#### Data
#####

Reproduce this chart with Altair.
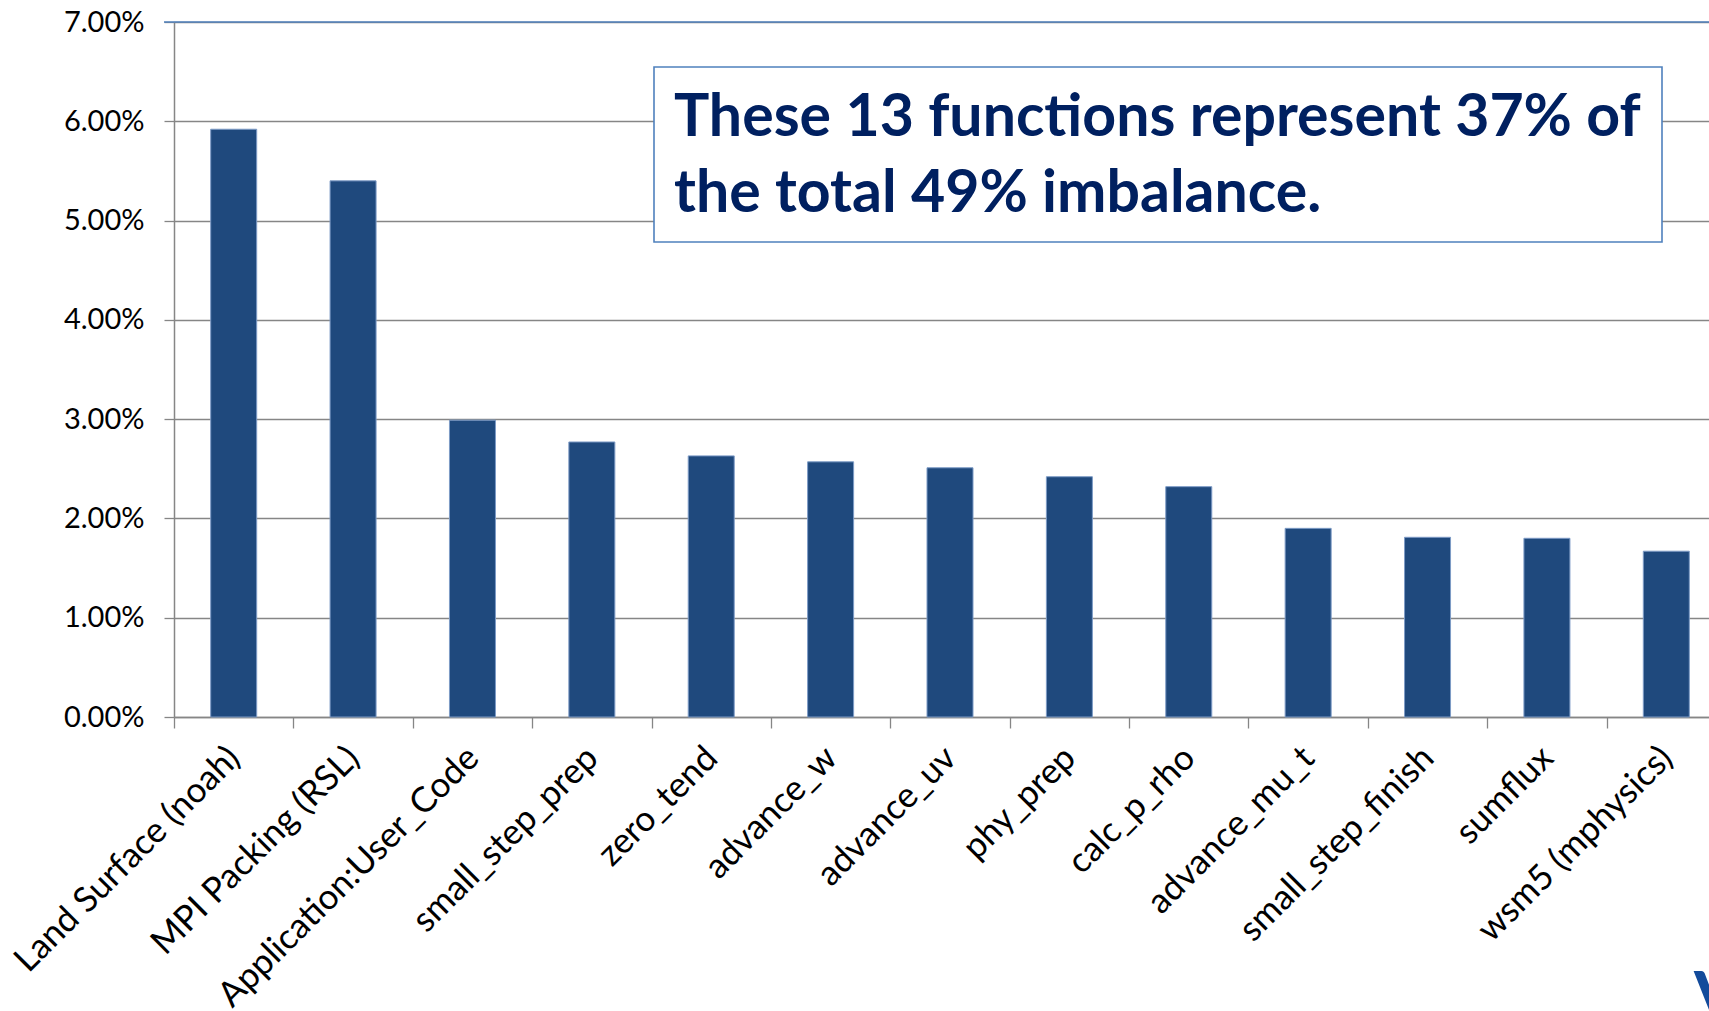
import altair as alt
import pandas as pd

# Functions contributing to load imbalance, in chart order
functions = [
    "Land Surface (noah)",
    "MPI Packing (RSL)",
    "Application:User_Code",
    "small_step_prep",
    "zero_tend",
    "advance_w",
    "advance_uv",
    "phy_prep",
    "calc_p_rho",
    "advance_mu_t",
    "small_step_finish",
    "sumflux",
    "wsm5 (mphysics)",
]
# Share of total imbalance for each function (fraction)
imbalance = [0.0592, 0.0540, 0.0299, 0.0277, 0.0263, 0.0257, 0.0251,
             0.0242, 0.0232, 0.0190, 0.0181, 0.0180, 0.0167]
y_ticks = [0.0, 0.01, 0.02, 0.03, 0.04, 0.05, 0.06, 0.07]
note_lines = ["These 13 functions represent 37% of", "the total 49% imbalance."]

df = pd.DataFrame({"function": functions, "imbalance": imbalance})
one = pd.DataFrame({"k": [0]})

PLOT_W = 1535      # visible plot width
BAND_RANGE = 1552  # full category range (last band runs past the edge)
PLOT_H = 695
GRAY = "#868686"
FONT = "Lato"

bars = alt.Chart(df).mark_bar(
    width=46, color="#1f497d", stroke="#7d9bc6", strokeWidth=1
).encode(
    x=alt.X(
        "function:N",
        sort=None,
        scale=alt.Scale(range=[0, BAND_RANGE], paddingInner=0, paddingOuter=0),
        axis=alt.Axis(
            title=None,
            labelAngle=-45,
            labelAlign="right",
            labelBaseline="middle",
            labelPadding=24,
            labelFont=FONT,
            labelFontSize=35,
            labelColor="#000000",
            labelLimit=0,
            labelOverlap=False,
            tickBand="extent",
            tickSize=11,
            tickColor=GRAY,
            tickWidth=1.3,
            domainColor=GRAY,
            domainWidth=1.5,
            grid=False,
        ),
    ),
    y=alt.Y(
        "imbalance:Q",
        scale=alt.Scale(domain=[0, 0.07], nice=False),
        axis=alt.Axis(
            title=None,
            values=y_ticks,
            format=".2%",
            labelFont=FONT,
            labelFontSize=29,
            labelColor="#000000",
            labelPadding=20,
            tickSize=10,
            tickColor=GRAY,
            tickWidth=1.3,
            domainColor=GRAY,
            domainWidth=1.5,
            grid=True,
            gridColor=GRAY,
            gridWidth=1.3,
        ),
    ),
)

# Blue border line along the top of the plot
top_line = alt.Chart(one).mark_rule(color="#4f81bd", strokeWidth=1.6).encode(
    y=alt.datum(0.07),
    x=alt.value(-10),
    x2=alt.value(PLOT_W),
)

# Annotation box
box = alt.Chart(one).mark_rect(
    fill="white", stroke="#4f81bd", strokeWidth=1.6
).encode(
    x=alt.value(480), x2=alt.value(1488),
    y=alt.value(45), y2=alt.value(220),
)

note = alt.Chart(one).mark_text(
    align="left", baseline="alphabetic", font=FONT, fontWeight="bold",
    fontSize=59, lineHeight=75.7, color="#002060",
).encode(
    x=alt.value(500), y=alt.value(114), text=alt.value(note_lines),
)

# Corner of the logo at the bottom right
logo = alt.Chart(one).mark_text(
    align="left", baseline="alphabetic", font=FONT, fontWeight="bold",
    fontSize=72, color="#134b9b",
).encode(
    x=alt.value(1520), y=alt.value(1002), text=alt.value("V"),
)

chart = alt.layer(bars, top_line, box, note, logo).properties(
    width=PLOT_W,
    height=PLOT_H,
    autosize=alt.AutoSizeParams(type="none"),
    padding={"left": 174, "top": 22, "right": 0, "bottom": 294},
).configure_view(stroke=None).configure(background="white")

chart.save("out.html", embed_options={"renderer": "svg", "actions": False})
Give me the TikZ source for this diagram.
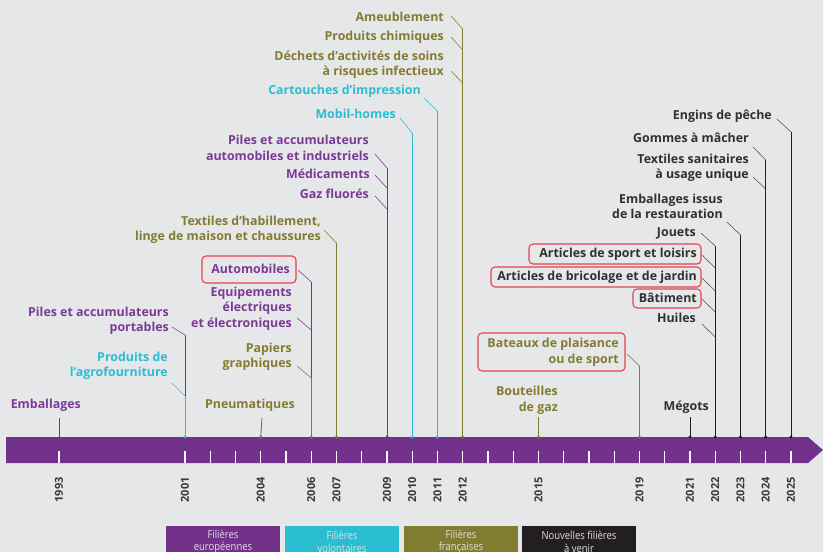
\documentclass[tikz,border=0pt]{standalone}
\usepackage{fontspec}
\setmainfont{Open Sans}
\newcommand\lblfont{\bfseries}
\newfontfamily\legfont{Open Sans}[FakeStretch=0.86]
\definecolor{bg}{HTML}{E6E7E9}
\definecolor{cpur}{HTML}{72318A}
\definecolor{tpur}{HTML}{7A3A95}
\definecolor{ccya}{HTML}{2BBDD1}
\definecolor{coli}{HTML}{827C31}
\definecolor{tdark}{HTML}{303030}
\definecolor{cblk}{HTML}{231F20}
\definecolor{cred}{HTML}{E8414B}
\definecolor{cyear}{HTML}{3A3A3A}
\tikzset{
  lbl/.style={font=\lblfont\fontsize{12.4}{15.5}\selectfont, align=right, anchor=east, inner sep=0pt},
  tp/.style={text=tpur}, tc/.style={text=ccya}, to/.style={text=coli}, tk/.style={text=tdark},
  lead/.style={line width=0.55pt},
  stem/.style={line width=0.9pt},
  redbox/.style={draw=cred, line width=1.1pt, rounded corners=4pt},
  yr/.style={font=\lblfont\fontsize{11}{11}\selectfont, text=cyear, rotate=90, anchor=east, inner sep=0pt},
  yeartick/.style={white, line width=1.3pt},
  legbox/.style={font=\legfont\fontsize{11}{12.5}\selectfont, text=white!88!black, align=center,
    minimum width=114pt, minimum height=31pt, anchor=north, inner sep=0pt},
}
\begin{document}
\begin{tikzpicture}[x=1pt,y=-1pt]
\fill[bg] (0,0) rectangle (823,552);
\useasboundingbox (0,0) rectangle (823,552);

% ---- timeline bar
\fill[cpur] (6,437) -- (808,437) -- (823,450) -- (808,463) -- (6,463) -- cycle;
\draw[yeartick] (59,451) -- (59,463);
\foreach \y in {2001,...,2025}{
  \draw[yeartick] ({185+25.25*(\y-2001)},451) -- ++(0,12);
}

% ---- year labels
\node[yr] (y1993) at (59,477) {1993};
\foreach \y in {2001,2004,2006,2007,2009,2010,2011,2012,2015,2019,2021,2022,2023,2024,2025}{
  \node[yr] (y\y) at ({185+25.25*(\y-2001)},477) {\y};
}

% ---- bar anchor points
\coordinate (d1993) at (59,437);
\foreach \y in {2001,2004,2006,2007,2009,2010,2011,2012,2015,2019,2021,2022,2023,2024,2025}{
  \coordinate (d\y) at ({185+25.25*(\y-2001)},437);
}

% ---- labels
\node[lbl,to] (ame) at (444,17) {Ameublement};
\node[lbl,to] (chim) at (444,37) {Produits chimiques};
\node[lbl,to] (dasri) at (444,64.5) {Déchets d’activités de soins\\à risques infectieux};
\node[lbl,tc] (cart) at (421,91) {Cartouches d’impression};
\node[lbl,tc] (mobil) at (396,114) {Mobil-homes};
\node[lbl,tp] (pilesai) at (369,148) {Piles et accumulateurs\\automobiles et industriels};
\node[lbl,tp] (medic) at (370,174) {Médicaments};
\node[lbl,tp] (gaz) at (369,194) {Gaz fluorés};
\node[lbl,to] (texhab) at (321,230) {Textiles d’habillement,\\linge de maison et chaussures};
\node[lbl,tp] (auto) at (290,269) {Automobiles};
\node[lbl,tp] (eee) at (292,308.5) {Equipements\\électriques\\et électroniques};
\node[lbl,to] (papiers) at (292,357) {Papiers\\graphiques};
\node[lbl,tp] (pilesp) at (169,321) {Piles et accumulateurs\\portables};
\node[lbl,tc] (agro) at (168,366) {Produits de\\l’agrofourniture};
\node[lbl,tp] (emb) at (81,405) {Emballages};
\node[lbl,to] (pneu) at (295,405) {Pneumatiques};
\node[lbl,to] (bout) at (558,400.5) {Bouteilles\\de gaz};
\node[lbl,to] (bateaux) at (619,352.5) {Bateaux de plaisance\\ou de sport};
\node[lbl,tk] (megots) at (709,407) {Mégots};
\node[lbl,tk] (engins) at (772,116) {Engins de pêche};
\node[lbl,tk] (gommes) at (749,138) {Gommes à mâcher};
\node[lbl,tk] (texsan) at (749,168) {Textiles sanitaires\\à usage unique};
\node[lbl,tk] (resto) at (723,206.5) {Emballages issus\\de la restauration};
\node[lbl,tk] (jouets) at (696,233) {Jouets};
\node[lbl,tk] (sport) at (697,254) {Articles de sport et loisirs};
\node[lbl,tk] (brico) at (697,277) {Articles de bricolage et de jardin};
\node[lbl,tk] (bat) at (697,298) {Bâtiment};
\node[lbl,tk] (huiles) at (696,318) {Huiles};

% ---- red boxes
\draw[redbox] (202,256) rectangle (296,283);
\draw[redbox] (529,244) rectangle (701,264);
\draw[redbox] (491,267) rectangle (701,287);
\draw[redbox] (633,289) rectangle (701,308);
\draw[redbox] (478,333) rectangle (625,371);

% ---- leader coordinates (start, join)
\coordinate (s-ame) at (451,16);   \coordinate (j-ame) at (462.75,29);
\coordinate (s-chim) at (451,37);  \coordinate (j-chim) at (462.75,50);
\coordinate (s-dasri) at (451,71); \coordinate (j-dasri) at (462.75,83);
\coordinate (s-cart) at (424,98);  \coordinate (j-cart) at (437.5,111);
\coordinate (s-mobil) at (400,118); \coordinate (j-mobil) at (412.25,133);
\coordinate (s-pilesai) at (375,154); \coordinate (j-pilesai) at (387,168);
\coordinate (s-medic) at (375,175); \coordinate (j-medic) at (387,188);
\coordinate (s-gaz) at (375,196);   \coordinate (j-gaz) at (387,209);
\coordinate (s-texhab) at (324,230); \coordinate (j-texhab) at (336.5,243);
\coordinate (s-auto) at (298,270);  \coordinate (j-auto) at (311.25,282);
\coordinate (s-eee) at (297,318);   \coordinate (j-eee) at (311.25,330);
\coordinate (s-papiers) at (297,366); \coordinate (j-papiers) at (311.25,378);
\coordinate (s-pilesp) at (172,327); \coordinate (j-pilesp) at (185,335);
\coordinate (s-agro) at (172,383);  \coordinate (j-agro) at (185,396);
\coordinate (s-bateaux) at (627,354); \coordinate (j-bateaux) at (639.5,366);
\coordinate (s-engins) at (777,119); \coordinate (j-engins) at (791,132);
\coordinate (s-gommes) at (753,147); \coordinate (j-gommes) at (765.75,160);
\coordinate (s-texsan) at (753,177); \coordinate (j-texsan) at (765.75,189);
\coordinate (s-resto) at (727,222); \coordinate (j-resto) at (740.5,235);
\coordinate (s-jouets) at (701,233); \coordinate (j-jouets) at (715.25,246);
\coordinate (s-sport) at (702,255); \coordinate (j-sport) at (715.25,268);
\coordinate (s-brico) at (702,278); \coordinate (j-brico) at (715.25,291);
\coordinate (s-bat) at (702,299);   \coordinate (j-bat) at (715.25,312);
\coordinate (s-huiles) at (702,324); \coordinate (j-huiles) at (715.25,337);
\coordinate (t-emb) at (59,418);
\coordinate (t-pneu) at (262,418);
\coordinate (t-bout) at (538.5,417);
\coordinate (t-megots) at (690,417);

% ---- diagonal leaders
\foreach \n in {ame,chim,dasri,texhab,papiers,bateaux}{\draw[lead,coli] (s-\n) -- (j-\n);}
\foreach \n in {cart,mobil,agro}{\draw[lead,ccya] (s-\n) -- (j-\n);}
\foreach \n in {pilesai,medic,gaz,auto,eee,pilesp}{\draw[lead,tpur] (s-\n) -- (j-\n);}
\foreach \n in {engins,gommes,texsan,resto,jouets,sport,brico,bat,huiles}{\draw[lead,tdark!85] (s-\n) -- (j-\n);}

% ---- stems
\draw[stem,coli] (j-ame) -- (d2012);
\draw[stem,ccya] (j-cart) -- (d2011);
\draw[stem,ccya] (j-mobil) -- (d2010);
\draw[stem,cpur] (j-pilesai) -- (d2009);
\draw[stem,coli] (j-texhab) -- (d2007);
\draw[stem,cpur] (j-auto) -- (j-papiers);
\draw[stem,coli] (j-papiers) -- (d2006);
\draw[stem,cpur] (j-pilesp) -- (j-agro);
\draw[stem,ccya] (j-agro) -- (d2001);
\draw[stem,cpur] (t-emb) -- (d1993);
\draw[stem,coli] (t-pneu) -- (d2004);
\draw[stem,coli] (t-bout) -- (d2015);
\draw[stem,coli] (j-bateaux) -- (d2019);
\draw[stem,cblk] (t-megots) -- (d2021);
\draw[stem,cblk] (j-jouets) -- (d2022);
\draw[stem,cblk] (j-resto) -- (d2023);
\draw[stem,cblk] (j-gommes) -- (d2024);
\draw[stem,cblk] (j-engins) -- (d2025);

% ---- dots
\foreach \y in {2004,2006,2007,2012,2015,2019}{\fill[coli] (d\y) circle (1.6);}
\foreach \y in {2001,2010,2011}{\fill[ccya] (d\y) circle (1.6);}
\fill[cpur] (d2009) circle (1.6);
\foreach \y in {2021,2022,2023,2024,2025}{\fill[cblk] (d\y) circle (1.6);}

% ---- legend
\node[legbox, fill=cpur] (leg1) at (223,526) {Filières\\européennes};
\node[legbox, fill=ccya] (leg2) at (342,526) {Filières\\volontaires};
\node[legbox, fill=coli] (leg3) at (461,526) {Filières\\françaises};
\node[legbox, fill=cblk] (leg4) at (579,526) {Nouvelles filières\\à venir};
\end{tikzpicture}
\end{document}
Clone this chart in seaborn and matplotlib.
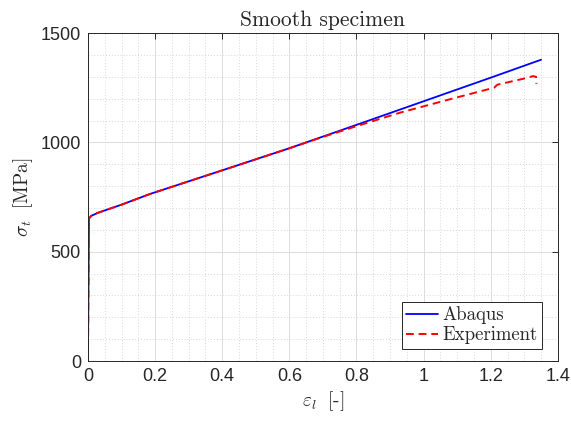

#####

#### Problem to solve
Leave the pictures out and repeat exactly the lines from the beginning of the records to the line bearing "import pandas as pd", both ends counted.

#### Result of the task
Reproduce this chart with Altair.
import altair as alt
import pandas as pd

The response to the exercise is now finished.